Seven new grottoes discovered in Phong Nha-Ke Bang

    2012-03-16 (GMT + 7)

    British explorers have discovered seven new caves in the Phong Nha – Ke Bang national park in the central province of Quang Binh.

    Mr. Ho Khanh, who discovered Son Doong Cave and joined a recent exploration of a group of British scientists from the British Cave Research Association, says that the group, led by Dr. Howard Limbert, discovered many caves during this one-week trip.

    Khanh says that the newly-discovered caves are located in remote areas and they are named Gio (wind), Con Chay, Ky and Hai Cua (two doors).

    According to Khanh, these caves are untouched and have many beautiful stalactites. British scientists are measuring the length of these caves.

    The complex of caves in Phong Nha-Ke Bang holds many records: the area with the largest system of caves, the area with the highest number of underground rivers, and having the largest and longest dry cave.

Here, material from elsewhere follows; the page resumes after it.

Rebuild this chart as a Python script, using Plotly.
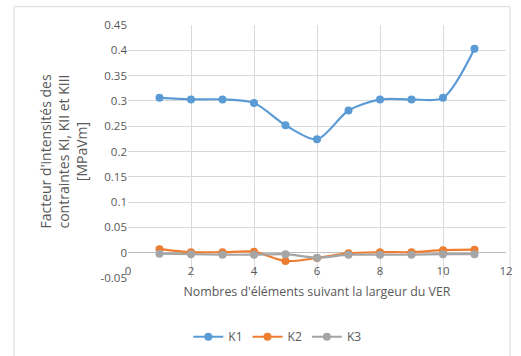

    The most famous cave in Phong Nha-Ke Bang is Son Doong. The cave was found by a Ho Khanh, a local man in 1991. However, not until 2009 was it made known to the public when a group of British scientists from the British Cave Research Association, led by Dr. Howard Limbert, conducted a survey in Phong Nha-Ke Bang from April 10-14, 2009. Their progress was stopped by a large calcite wall. According to Limbert, this cave is five times larger than the Phong Nha cave, previously considered the biggest cave in Vietnam. The biggest chamber of Son Doong is over five kilometers in length, 200 meters high and 150 meters wide. With these dimensions, Son Doong overtakes Deer Cave in Malaysia to take the title of the world's largest cave.

    The cave has been known worldwide after a report and pictures of British scientists’ exploration were published on the National Geographic journal in late 2010.